I would have thought you would be safe enough, as long as the 'inert ingredient' whatever it is, really is inert. Personally I'm not comfortable using artificial chemicals in hives, but then I live in a climate where moth tends to be a summer problem, and I don't worry too much over the winter. Doubtless I'll get an infestation sooner or later, but moth larvae are good fishing bait so it won't be all loss. They tend to go for comb which either contains pollen or has been bred in, as they require some protein content in their diet. Extracting supers which have never been bred in are safer.

------------------
Regards,

Robert Brenchley

[email protected]
Birmingham UK


----------



## James Burke (Feb 4, 2002)

Thank you for the help.

Regards,
Jim


----------



## fat/beeman (Aug 23, 2002)

hello Jim
been useing the moth balls for over 20yrs. now =never seen a difference in the para moth except for $$$$
I just put lot extra in my stored boxes never had any cakeing as the balls kinda melt away after months in storage.
somr its just common sense and no frills gets the job done.
Don


----------



## Michael Bush (Aug 2, 2002)

I just use the moth balls that are PARADICHLOROBENZENE. Some are not and you don't want to use them because it gets into the wax.
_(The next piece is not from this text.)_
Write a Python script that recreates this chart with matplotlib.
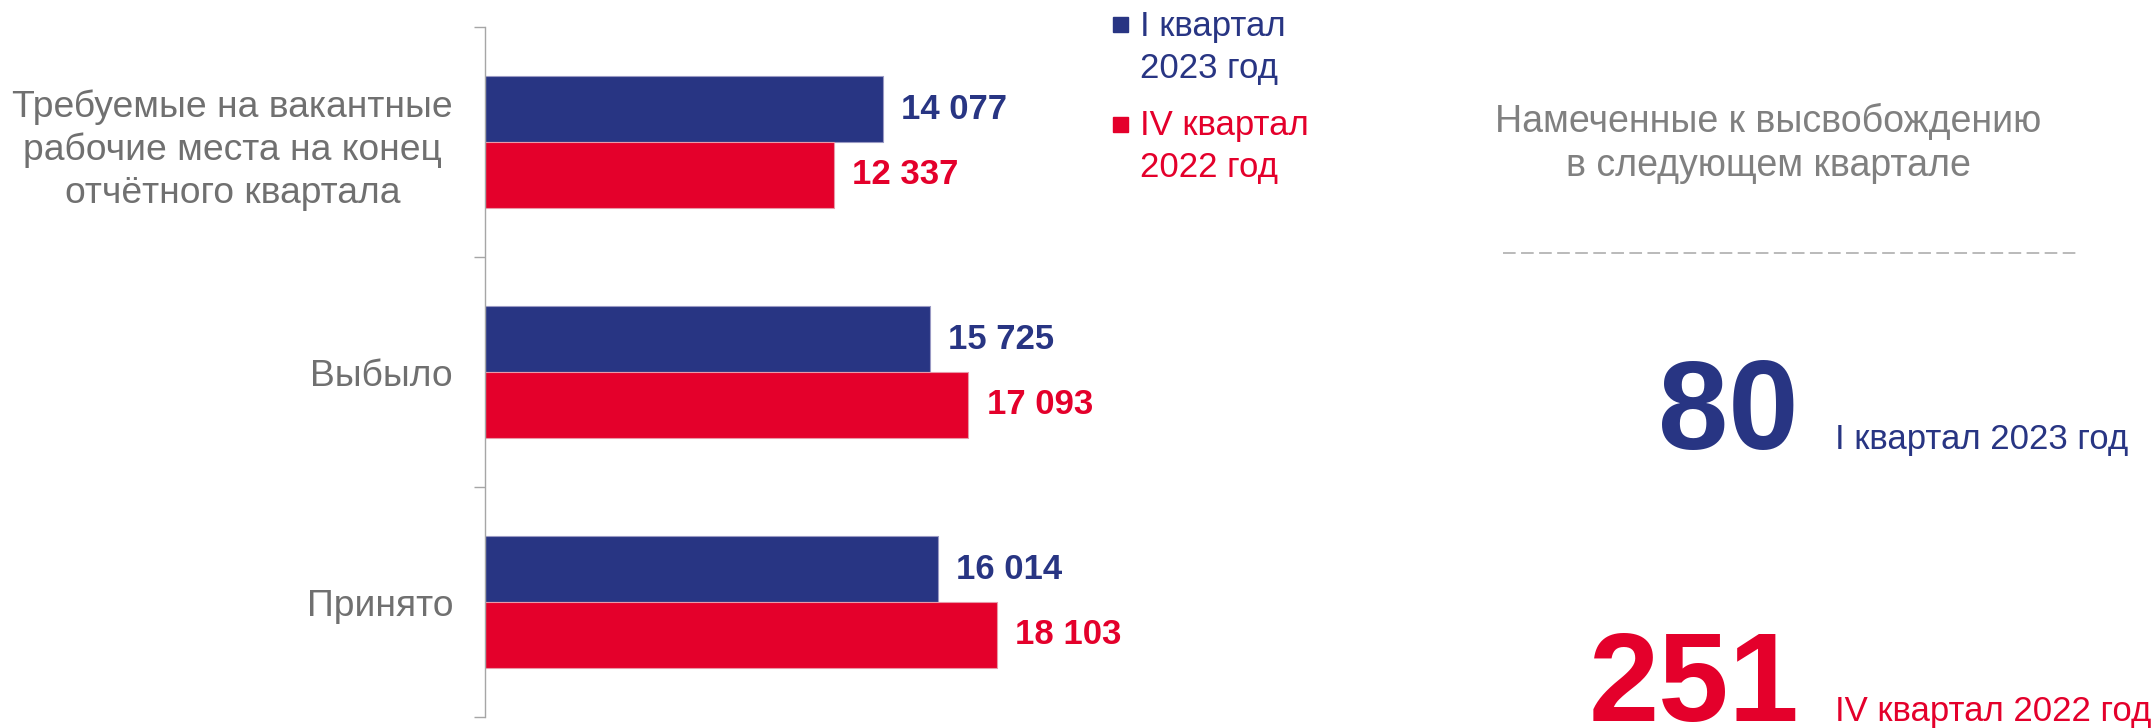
import numpy as np
import matplotlib
matplotlib.use("Agg")
import matplotlib.pyplot as plt
from matplotlib.patches import Rectangle
from matplotlib.lines import Line2D

plt.rcParams['font.family'] = ['Liberation Sans', 'DejaVu Sans']

# данные
categories = ["Требуемые на вакантные\nрабочие места на конец\nотчётного квартала",
              "Выбыло",
              "Принято"]
q1_2023 = [14077, 15725, 16014]
q4_2022 = [12337, 17093, 18103]
series_labels = ["I квартал\n2023 год", "IV квартал\n2022 год"]
release_values = [80, 251]
release_labels = ["I квартал 2023 год", "IV квартал 2022 год"]
release_title = "Намеченные к высвобождению\nв следующем квартале"

BLUE = "#283583"
RED = "#E4002B"
GREY = "#707070"

W, H = 2153, 728
fig = plt.figure(figsize=(W / 100, H / 100), dpi=100)
ax = fig.add_axes([485 / W, 11 / H, 792 / W, 690 / H])

y = np.arange(len(categories))
h = 1 / 3.5
b1 = ax.barh(y - h / 2, q1_2023, height=h, color=BLUE, edgecolor="#9a9ac4", linewidth=0.8)
b2 = ax.barh(y + h / 2, q4_2022, height=h, color=RED, edgecolor="#e899a8", linewidth=0.8)

fmt = lambda v: f"{v:,}".replace(",", " ")
ax.bar_label(b1, labels=[fmt(v) for v in q1_2023], padding=13, color=BLUE,
             fontsize=25, fontweight="bold")
ax.bar_label(b2, labels=[fmt(v) for v in q4_2022], padding=13, color=RED,
             fontsize=25, fontweight="bold")

ax.set_xlim(0, 28000)
ax.set_ylim(len(categories) - 0.5, -0.5)
ax.set_yticks(y)
ax.set_yticklabels(categories, fontsize=26.8, color=GREY, multialignment="center",
                   linespacing=1.28)
ax.set_yticks(np.arange(len(categories) + 1) - 0.5, minor=True)
ax.tick_params(axis="y", which="major", length=0, pad=23)
ax.tick_params(axis="y", which="minor", length=8, width=1, color="#a6a6a6")
ax.set_xticks([])
for s in ["top", "right", "bottom"]:
    ax.spines[s].set_visible(False)
ax.spines["left"].set_color("#a6a6a6")
ax.spines["left"].set_linewidth(1)

# легенда
for i, (lab, col) in enumerate(zip(series_labels, [BLUE, RED])):
    top = 17 + i * 100
    fig.add_artist(Rectangle((1113 / W, 1 - (top + 15) / H), 15 / W, 15 / H,
                             transform=fig.transFigure, color=col))
    fig.text(1140 / W, 1 - (78 + i * 99) / H, lab, color=col, fontsize=25,
             va="baseline", ha="left", linespacing=1.33)

# правая часть
fig.text(1768 / W, 1 - 176 / H, release_title, color="#808080", fontsize=27,
         ha="center", va="baseline", multialignment="center", linespacing=1.28)
fig.add_artist(Line2D([1503 / W, 2080 / W], [1 - 253 / H, 1 - 253 / H],
                      transform=fig.transFigure, color="#b4b4b4", lw=1.3,
                      dashes=(7, 3)))
for val, lab, col, base in zip(release_values, release_labels, [BLUE, RED], [449, 721]):
    fig.text(1799 / W, 1 - base / H, str(val), color=col, fontsize=91,
             fontweight="bold", ha="right", va="baseline")
    fig.text(1835 / W, 1 - base / H, lab, color=col, fontsize=25,
             ha="left", va="baseline")

fig.savefig("out.png", dpi=100)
I've only bought it at the drug store or hardware store.


----------



## odfrank (May 13, 2002)

Moths won't attack yellow combs from honey supers that have not been used for brood combs (use excluders).
Stockpile your dead out brood chambers on top of strong hives, they will keep out the moths.

Therefore, you won't need any mothballs at all.


----------



## Michael Bush (Aug 2, 2002)

I have not had luck keeping moths out totally by any method. The bacterial method worked the best of any I've tried. The moth balls keep down the laying of eggs. They get into all of my combs, and the only thing I've seen kill them is a good hard freeze.


----------